Veículo: Folha da Tarde
Coluna: Parem as rotativas

Volta e meia aparece um artigo reafirmando a importância da economia informal no reerguimento da Itália, hoje uma das grandes potências econômicas do mundo. Economia informal é um sinônimo elegante para sonegação e ilegalidade fiscal – coisas que nesse período pós-Imposto de Renda todo mundo sabe muito bem o que são. Um conhecido meu, pequeno empresário, costuma dizer que no Brasil, a sonegação é o mecanismo de auto-defesa dos pequenos diante da voracidade do Estado. Mecanismo que os realmente pequenos, a turma do desconto na fonte, não pode utilizar e que o pessoal do salário mínimo nem consegue entender, é claro. Um outro conhecido meu (não é muito prudente ter amigos desse naipe) deixou de ser empregado com carteira assinada para abrir uma micro-empresa de prestação de serviços. Resultado: faturou no ano passado mais de um milhão de cruzados limpinhos, ficou isento como jurídica e vai pagar 30 OTNs de Imposto de Renda, em oito parcelas. Isso sem ter usado um só artifício na declaração – valeu-se apenas das regras do jogo para a declaração de empresas e dos descontos para a pessoa física.

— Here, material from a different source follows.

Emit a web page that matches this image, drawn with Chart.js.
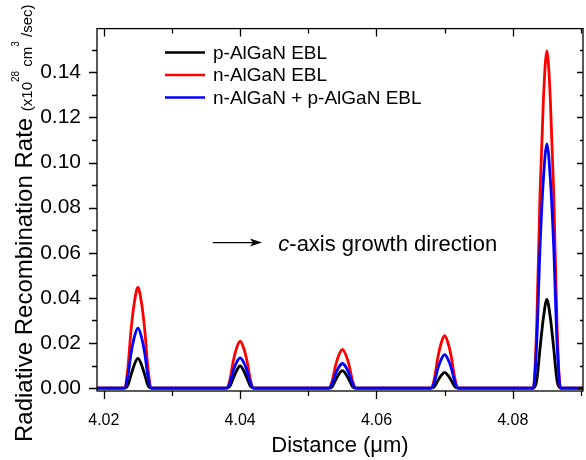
<!DOCTYPE html>
<html>
<head>
<meta charset="UTF-8">
<title>Radiative Recombination Rate</title>
<style>
body {
	margin: 0;
	background-color: #ffffff;
}
#wrap {
	width: 586px;
	height: 460px;
}
</style>
<script src="https://cdn.jsdelivr.net/npm/chart.js"></script>
<script>
// distance along the structure (um)
var distances = [4.019,
    4.023, 4.0235, 4.024, 4.0245, 4.025, 4.0255, 4.026, 4.0265, 4.027,
    4.038, 4.0385, 4.039, 4.0395, 4.04, 4.0405, 4.041, 4.0415, 4.042,
    4.053, 4.0535, 4.054, 4.0545, 4.055, 4.0555, 4.056, 4.0565, 4.057,
    4.068, 4.0685, 4.069, 4.0695, 4.07, 4.0705, 4.071, 4.0715, 4.072,
    4.083, 4.0835, 4.084, 4.0845, 4.085, 4.0855, 4.086, 4.0865, 4.087,
    4.0905];

// radiative recombination rate (x10^28 cm^3/sec)
var pEbl = [0,
    0, 0.0011, 0.0059, 0.0106, 0.0132, 0.0106, 0.0059, 0.0011, 0,
    0, 0.0008, 0.0044, 0.0078, 0.0098, 0.0078, 0.0044, 0.0008, 0,
    0, 0.0006, 0.0035, 0.0062, 0.0077, 0.0062, 0.0035, 0.0006, 0,
    0, 0.0006, 0.0032, 0.0056, 0.0070, 0.0056, 0.0032, 0.0006, 0,
    0, 0.0031, 0.0177, 0.0314, 0.0393, 0.0314, 0.0177, 0.0031, 0,
    0];
var nEbl = [0,
    0, 0.0080, 0.0259, 0.0384, 0.0446, 0.0384, 0.0259, 0.0080, 0,
    0, 0.0037, 0.0121, 0.0179, 0.0208, 0.0179, 0.0121, 0.0037, 0,
    0, 0.0031, 0.0100, 0.0148, 0.0172, 0.0148, 0.0100, 0.0031, 0,
    0, 0.0042, 0.0135, 0.0200, 0.0232, 0.0200, 0.0135, 0.0042, 0,
    0, 0.0269, 0.0867, 0.1286, 0.1495, 0.1286, 0.0867, 0.0269, 0,
    0];
var npEbl = [0,
    0, 0.0048, 0.0154, 0.0229, 0.0266, 0.0229, 0.0154, 0.0048, 0,
    0, 0.0024, 0.0078, 0.0115, 0.0134, 0.0115, 0.0078, 0.0024, 0,
    0, 0.0020, 0.0063, 0.0094, 0.0109, 0.0094, 0.0063, 0.0020, 0,
    0, 0.0027, 0.0086, 0.0127, 0.0148, 0.0127, 0.0086, 0.0027, 0,
    0, 0.0195, 0.0628, 0.0931, 0.1083, 0.0931, 0.0628, 0.0195, 0,
    0];

var seriesLabels = ['p-AlGaN EBL', 'n-AlGaN EBL', 'n-AlGaN + p-AlGaN EBL'];

var xMajor = [4.02, 4.04, 4.06, 4.08];
var xMinor = [4.03, 4.05, 4.07, 4.09];
var yMajor = [0, 0.02, 0.04, 0.06, 0.08, 0.10, 0.12, 0.14];
var yMinor = [0.01, 0.03, 0.05, 0.07, 0.09, 0.11, 0.13, 0.15];

var FONT = "'Liberation Sans', Arial, sans-serif";

function toPoints(ys) {
    return distances.map(function (d, i) { return { x: d, y: ys[i] }; });
}

// frame, mirrored ticks, legend, titles and the growth-direction note
var decorations = {
    id: 'decorations',
    afterDraw: function (chart) {
        var ctx = chart.ctx;
        var a = chart.chartArea;
        var xs = chart.scales.x;
        var ys = chart.scales.y;
        ctx.save();
        ctx.strokeStyle = '#000';
        ctx.lineWidth = 1.3;
        ctx.strokeRect(a.left, a.top, a.right - a.left, a.bottom - a.top);

        ctx.beginPath();
        xMajor.concat(xMinor).forEach(function (v) {
            var px = Math.round(xs.getPixelForValue(v)) + 0.5;
            var len = xMajor.indexOf(v) >= 0 ? 8 : 5;
            ctx.moveTo(px, a.bottom); ctx.lineTo(px, a.bottom + len);
            ctx.moveTo(px, a.top); ctx.lineTo(px, a.top + len);
        });
        yMajor.concat(yMinor).forEach(function (v) {
            var py = Math.round(ys.getPixelForValue(v)) + 0.5;
            var len = yMajor.indexOf(v) >= 0 ? 8 : 5;
            ctx.moveTo(a.left, py); ctx.lineTo(a.left - len, py);
            ctx.moveTo(a.right, py); ctx.lineTo(a.right - len + 2, py);
        });
        ctx.stroke();

        // legend
        ctx.font = '19px ' + FONT;
        ctx.textBaseline = 'middle';
        ctx.textAlign = 'left';
        chart.data.datasets.forEach(function (ds, i) {
            var y = a.top + 24 + i * 22.5;
            ctx.strokeStyle = ds.borderColor;
            ctx.lineWidth = 2.5;
            ctx.beginPath();
            ctx.moveTo(a.left + 68, y);
            ctx.lineTo(a.left + 108, y);
            ctx.stroke();
            ctx.fillStyle = '#000';
            ctx.fillText(ds.label, a.left + 116, y + 1);
        });

        // annotation
        var ax0 = xs.getPixelForValue(4.036);
        var ax1 = xs.getPixelForValue(4.0432);
        var ay = ys.getPixelForValue(0.0645);
        ctx.strokeStyle = '#000';
        ctx.fillStyle = '#000';
        ctx.lineWidth = 1.3;
        ctx.beginPath();
        ctx.moveTo(ax0, ay); ctx.lineTo(ax1 - 6, ay);
        ctx.stroke();
        ctx.beginPath();
        ctx.moveTo(ax1, ay);
        ctx.lineTo(ax1 - 12, ay - 4);
        ctx.lineTo(ax1 - 9, ay);
        ctx.lineTo(ax1 - 12, ay + 4);
        ctx.closePath();
        ctx.fill();
        var tx = xs.getPixelForValue(4.0456);
        ctx.textBaseline = 'alphabetic';
        ctx.font = 'italic 22px ' + FONT;
        ctx.fillText('c', tx, ay + 8);
        var cw = ctx.measureText('c').width;
        ctx.font = '22px ' + FONT;
        ctx.fillText('-axis growth direction', tx + cw, ay + 8);

        // x title
        ctx.textAlign = 'center';
        ctx.font = '22px ' + FONT;
        ctx.fillText('Distance (\u03bcm)', (a.left + a.right) / 2, 452);

        // y title
        ctx.translate(32, 442);
        ctx.rotate(-Math.PI / 2);
        ctx.textAlign = 'left';
        ctx.font = '24px ' + FONT;
        var main = 'Radiative Recombination Rate ';
        ctx.fillText(main, 0, 0);
        var x = ctx.measureText(main).width;
        var parts = [['(x10', 15, 0], ['28', 10, -13], [' cm', 15, 0], ['3', 10, -13], [' /sec)', 15, 0]];
        parts.forEach(function (p) {
            ctx.font = p[1] + 'px ' + FONT;
            ctx.fillText(p[0], x, p[2]);
            x += ctx.measureText(p[0]).width;
        });
        ctx.restore();
    }
};

document.addEventListener("DOMContentLoaded", function () {
    var ctx = document.getElementById('rateChart').getContext('2d');
    new Chart(ctx, {
        type: 'line',
        data: {
            datasets: [{
                label: seriesLabels[0],
                data: toPoints(pEbl),
                borderColor: '#000000',
                order: 3
            }, {
                label: seriesLabels[1],
                data: toPoints(nEbl),
                borderColor: '#ff0000',
                order: 2
            }, {
                label: seriesLabels[2],
                data: toPoints(npEbl),
                borderColor: '#0000ff',
                order: 1
            }]
        },
        options: {
            responsive: false,
            animation: false,
            events: [],
            layout: { padding: { top: 10, right: 3, left: 0, bottom: 0 } },
            elements: {
                point: { radius: 0 },
                line: { borderWidth: 2.8, cubicInterpolationMode: 'monotone', fill: false }
            },
            plugins: { legend: { display: false }, tooltip: { enabled: false } },
            scales: {
                x: {
                    type: 'linear',
                    min: 4.019,
                    max: 4.0903,
                    grid: { display: false, drawTicks: false },
                    border: { display: false },
                    afterBuildTicks: function (s) { s.ticks = xMajor.map(function (v) { return { value: v }; }); },
                    afterFit: function (s) { s.height = 69; },
                    ticks: {
                        color: '#000',
                        padding: 20,
                        maxRotation: 0,
                        font: { family: FONT, size: 16 },
                        callback: function (v) { return v.toFixed(2); }
                    }
                },
                y: {
                    min: -0.0013,
                    max: 0.1594,
                    grid: { display: false, drawTicks: false },
                    border: { display: false },
                    afterBuildTicks: function (s) { s.ticks = yMajor.map(function (v) { return { value: v }; }); },
                    afterFit: function (s) { s.width = 97; },
                    ticks: {
                        color: '#000',
                        padding: 16,
                        font: { family: FONT, size: 21 },
                        callback: function (v) { return v.toFixed(2); }
                    }
                }
            }
        },
        plugins: [decorations]
    });
});
</script>
</head>
<body>
	<div id="wrap">
		<canvas id="rateChart" width="586" height="460"></canvas>
	</div>
</body>
</html>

Pode parecer simplista demais, mais historinhas como essa não me saem da cabeça quando leio artigos, análises e interpretações sobre a nossa crise econômica ou cometo a ousadia de ir às compras. No Sábado, resolvi testar a estagflação na liquidação de cobertores de um grande magazine. Quase fui esfolado vivo. O andar inteiro da loja estava interditado e havia fila de espera. Centenas de pessoas lutavam junto às prateleiras vazias pelos últimos cobertores. Não sobrou um só pra remédio. À primeira vista, imaginei duas hipóteses radicais: ou a crise acabou na votação do capítulo sobre a Ordem Econômica, ou o tal magazine está quebrado. Como nem uma nem outra alternativa é razoável, pode-se supor que o paulistano espera um inverno daqueles e não teve dinheiro nos últimos anos nem para se cobrir. É claro que ajuda muito vender produtos necessários por um preço menor, na hora certa, mas algo me diz que a tal economia informal tem alguma coisa a ver com esse aquecimento, no sentido literal e figurado.

Era isso que eu estava pensando quando consegui alcançar a saída da loja, com seis cobertores. E encontrei o encanador que está fazendo um serviço para mim. Como se fosse parte de um roteiro de filme, ele me cumprimentou e disse: “O senhor não pagou a Segunda parcela do meu trabalho até hoje. Na Segunda-feira o preço é outro, o senhor já sabe...”. E me lembrei então que até encanador está cobrando em OTN e que eu perdi a virada do mês. Maldita economia informal!